For many, the cloud is a magical place where servers just appear and your cloud provider looks after everything, or, if they at least have a concept of the servers, they just assume that the provider will also back them up. Lots of people never bothered to think about protection in a VMware environment, so why start now?
Unfortunately, while your cloud provider probably supplies the tools, you still need to do the configuration and management. In this blog, I won’t talk in specifics about tools, but I’ll start with discussing the concepts around backups. I’ll be discussing these concepts in relation to AWS, but the IaaS elements are roughly the same in Azure too.
Oh crap! I didn’t mean to blow away that server!
This is the time when you really need to find out if your backups are configured correctly, and by that, I don’t mean “are they working”, but are they backing up the right servers, at the right times, with the right frequency. There are two big buzz terms when designing backup policies: Recover Time Objective (RTO) and Recover Point Objective (RPO).
RTO is the “how quick can I get my data back” question. This is the question that governs how you back up your data. AWS natively has snapshots for volumes, plus backup options for RDS, DynamoDB, Aurora, and Redshift. They also have Lifecycle Management (DLM) for volume snapshots.

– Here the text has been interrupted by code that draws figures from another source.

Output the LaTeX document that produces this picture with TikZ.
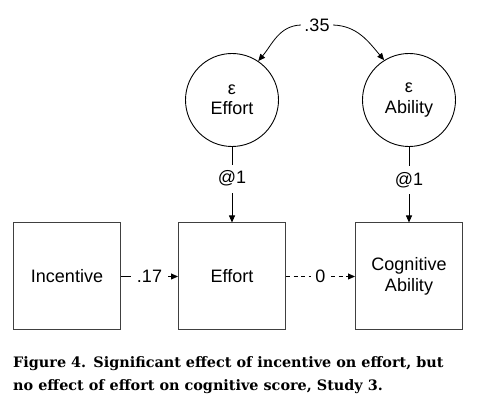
\documentclass[tikz,border=0pt]{standalone}
\usepackage{fontspec}
\setmainfont{Liberation Sans}
\newfontfamily\capfont{DejaVu Serif}
\usepackage{tikz}
\usetikzlibrary{shapes.geometric, arrows.meta, positioning, calc}
\tikzset{
    measure/.style = {rectangle, minimum width=107pt, minimum height=107pt, text centered, align=center, draw=black!75, line width=1pt},
    resid/.style = {circle, minimum size=93pt, inner sep=0pt, align=center, draw=black, line width=0.9pt},
    arrow/.style = {line width=0.8pt, -{Triangle[length=7pt, width=6pt]}},
    coef/.style = {fill=white, inner xsep=5.8pt, inner ysep=2pt},
    fixed/.style = {fill=white, inner xsep=2pt, inner ysep=6.2pt},
    caption/.style = {anchor=base west, inner sep=0pt, font=\capfont\bfseries\fontsize{14.4}{22}\selectfont}
}

\begin{document}
\begin{tikzpicture}[node distance=165pt, font=\fontsize{18}{20.5}\selectfont]
                    \useasboundingbox (-67pt,-126.5pt) rectangle (417pt,276.5pt);
                    % Nodes
                    \node (n1) [measure] {Incentive};
                    \node (n2) [measure, right of=n1] {Effort};
                    \node (n3) [measure, right of=n2, node distance=177pt] {Cognitive\\Ability};
                    \node (e1) [resid, above of=n2, node distance=176.5pt] {ε\\Effort};
                    \node (e2) [resid, above of=n3, node distance=176.5pt] {ε\\Ability};
                    \node (r) at ($(e1)!0.5!(e2)+(-3.5pt,75pt)$) {.35};

                    %Arrows
                    \draw [arrow] (n1) -- node[coef] {.17} (n2);
                    \draw [arrow, dash pattern=on 4pt off 3.5pt] (n2) -- node[coef, inner xsep=4pt] {0} (n3);
                    \draw [arrow] (e1) -- node[fixed, pos=0.42] {@1} (n2);
                    \draw [arrow] (e2) -- node[fixed, pos=0.44] {@1} (n3);
                    \draw [arrow] (r.west) to[out=182, in=50] (e1.56);
                    \draw [arrow] (r.east) to[out=-2, in=130] (e2.122);

                    % Caption
                    \node (cap1) [caption] at (-54pt,-91.5pt) {Figure 4.\hspace{0.5em}Significant effect of incentive on effort, but};
                    \node (cap2) [caption] at (-54pt,-114pt) {no effect of effort on cognitive score, Study 3.};
                \end{tikzpicture}
\end{document}
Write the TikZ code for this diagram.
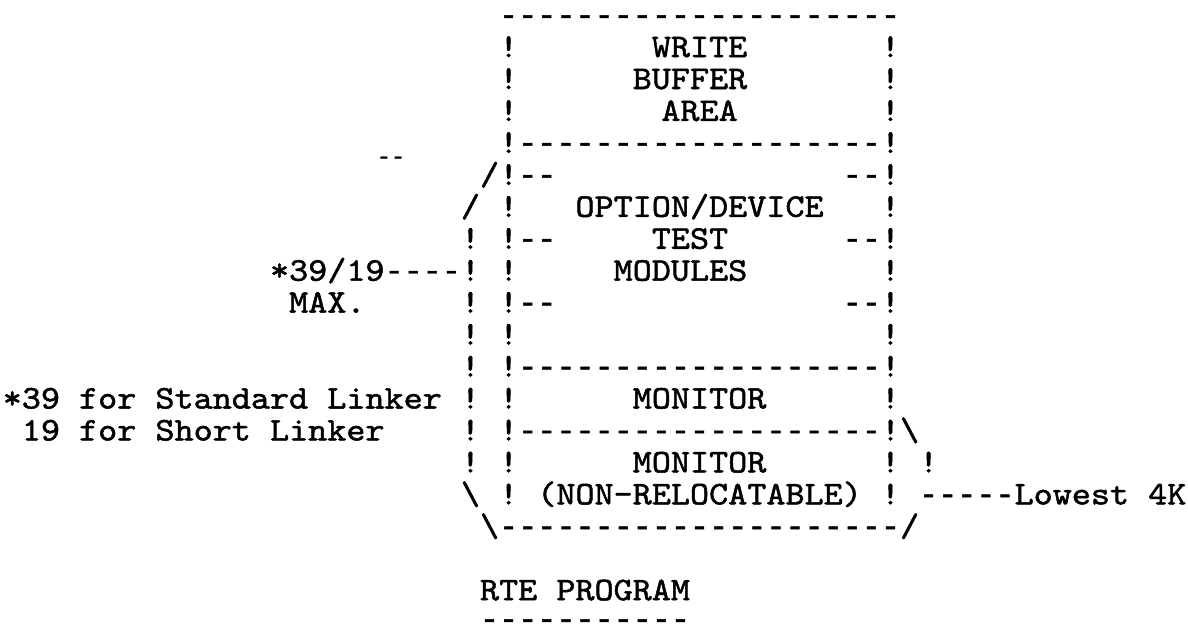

There are all sorts of options in this space, from using the native tools; roll your own using Lambda, Step Functions, SSM, etc.; or backup products from vendors using their own methods or better frontends around AWS APIs. While tools like DLM & lambda functions are cheap and may backup well, the ease, and hence speed, with which restores are done may not be the fastest.
RPO is the “how much data can I afford to lose” question. For things like app servers, or even file servers, your standard nightly backup is often sufficient. For infrastructure like database servers, some logging servers, time sensitive data, then more frequent backups are often required. Often times, it’s a mix of the two, e.g. full nightly backup of the database and hourly archive log backups, or even writing the archive logs to a secondary location, S3, upon completion.

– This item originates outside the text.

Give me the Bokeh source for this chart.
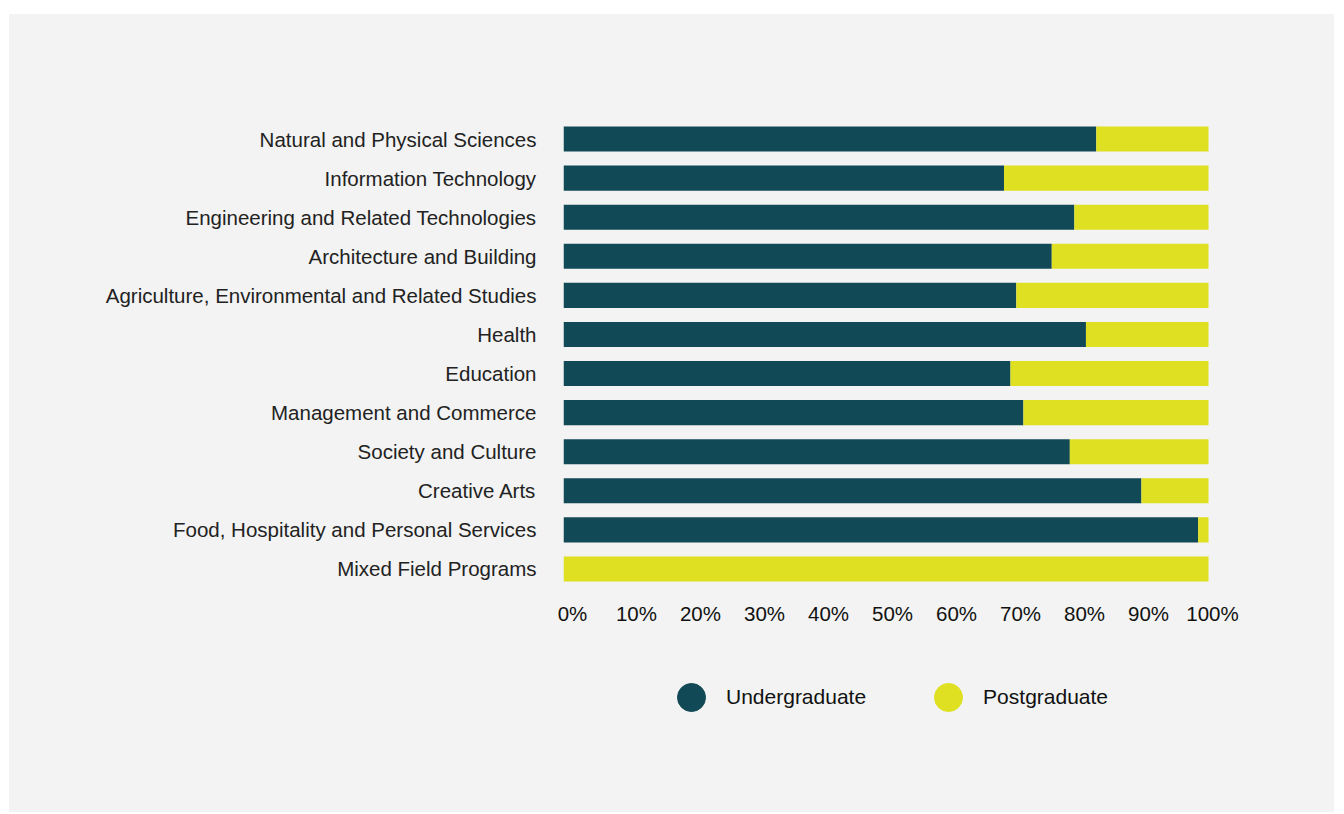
from bokeh.plotting import figure
from bokeh.layouts import column
from bokeh.models import (FactorRange, Range1d, LinearAxis, FixedTicker, Legend,
                          LegendItem, ColumnDataSource)
from bokeh.embed import file_html
from bokeh.resources import INLINE

categories = [
    "Natural and Physical Sciences",
    "Information Technology",
    "Engineering and Related Technologies",
    "Architecture and Building",
    "Agriculture, Environmental and Related Studies",
    "Health",
    "Education",
    "Management and Commerce",
    "Society and Culture",
    "Creative Arts",
    "Food, Hospitality and Personal Services",
    "Mixed Field Programs",
]
undergraduate = [82.6, 68.3, 79.2, 75.7, 70.2, 81.0, 69.3, 71.3, 78.5, 89.6, 98.4, 0.0]
postgraduate = [17.4, 31.7, 20.8, 24.3, 29.8, 19.0, 30.7, 28.7, 21.5, 10.4, 1.6, 100.0]
tick_values = [0, 10, 20, 30, 40, 50, 60, 70, 80, 90, 100]
tick_labels = [f"{v}%" for v in tick_values]
series_names = ["Undergraduate", "Postgraduate"]

TEAL = "#124956"
YELLOW = "#dfe021"
BG = "#f2f3f2"
FONT = "Liberation Sans"

source = ColumnDataSource(dict(category=categories, undergraduate=undergraduate,
                               postgraduate=postgraduate))

p = figure(frame_width=650, frame_height=469,
           y_range=FactorRange(factors=categories[::-1], range_padding=0),
           x_range=Range1d(0, 100.775),
           output_backend="svg", toolbar_location=None,
           x_axis_location=None,
           min_border_left=554, min_border_right=121,
           min_border_top=105, min_border_bottom=52)
p.background_fill_color = BG
p.border_fill_color = BG
p.outline_line_color = None
p.grid.visible = False

p.hbar_stack(["undergraduate", "postgraduate"], y="category", height=0.64,
             color=[TEAL, YELLOW], line_width=0, source=source)

# y axis styling
yax = p.yaxis[0]
yax.axis_line_color = None
yax.major_tick_line_color = None
yax.minor_tick_line_color = None
yax.major_tick_out = 0
yax.major_label_standoff = 27
yax.major_label_text_font = FONT
yax.major_label_text_font_size = "20.5px"
yax.major_label_text_color = "#222222"

# x axis labels (own scale so labels sit where the reference puts them)
p.extra_x_ranges = {"ticks": Range1d(-1.406, 100.156)}
xax = LinearAxis(x_range_name="ticks", ticker=FixedTicker(ticks=tick_values),
                 major_label_overrides={v: l for v, l in zip(tick_values, tick_labels)})
xax.axis_line_color = None
xax.major_tick_line_color = None
xax.minor_tick_line_color = None
xax.major_tick_out = 0
xax.major_label_standoff = 13
xax.major_label_text_font = FONT
xax.major_label_text_font_size = "20.5px"
xax.major_label_text_color = "#111111"
p.add_layout(xax, "below")

# legend strip: a second figure whose frame holds only the legend
lg = figure(width=1325, height=172, x_range=Range1d(0, 1), y_range=Range1d(0, 1),
            output_backend="svg", toolbar_location=None,
            x_axis_location=None, y_axis_location=None,
            min_border_left=0, min_border_right=0, min_border_top=0, min_border_bottom=0)
lg.background_fill_color = None
lg.border_fill_color = BG
lg.outline_line_color = None
lg.grid.visible = False
r1 = lg.scatter(x=[0], y=[0], marker="circle", size=28, color=TEAL, visible=False)
r2 = lg.scatter(x=[0], y=[0], marker="circle", size=28, color=YELLOW, visible=False)
legend = Legend(items=[LegendItem(label=series_names[0], renderers=[r1]),
                       LegendItem(label=series_names[1], renderers=[r2])],
                orientation="horizontal", location=(93, 80),
                glyph_width=70, glyph_height=70, label_standoff=0,
                spacing=47, padding=0, margin=0,
                background_fill_alpha=0, border_line_alpha=0,
                label_text_font=FONT, label_text_font_size="21px",
                label_text_color="#111111")
lg.add_layout(legend, "center")

layout = column(p, lg, spacing=0)
layout.margin = (14, 10, 2, 9)
layout.styles = {"background-color": BG}

open("out.html", "w").write(file_html(layout, INLINE))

RTO & RPO are vital to your DR, or operational recovery. They answer the questions of how fast will you get your infrastructure back and at what point your data will be. The next set of questions are for historical data recovery. This is a mixture of questions around regulations, business processes, and cost. If your industry has certain legal requirements, those need to be allowed for. The longer you keep data, the more it’s going to cost. Also, how you keep your data will have an impact on cost. Is it snapshots, is it EBS, is in in some virtualised dedupe device, or S3/Glacier?
In summary, backups of data is still the customer’s responsibility, even S3. If you are going to backup your data, it is worth taking the time to plan it properly and regularly review that plan. Think of it as business insurance, along the lines of, if I lost this data, can the business survive?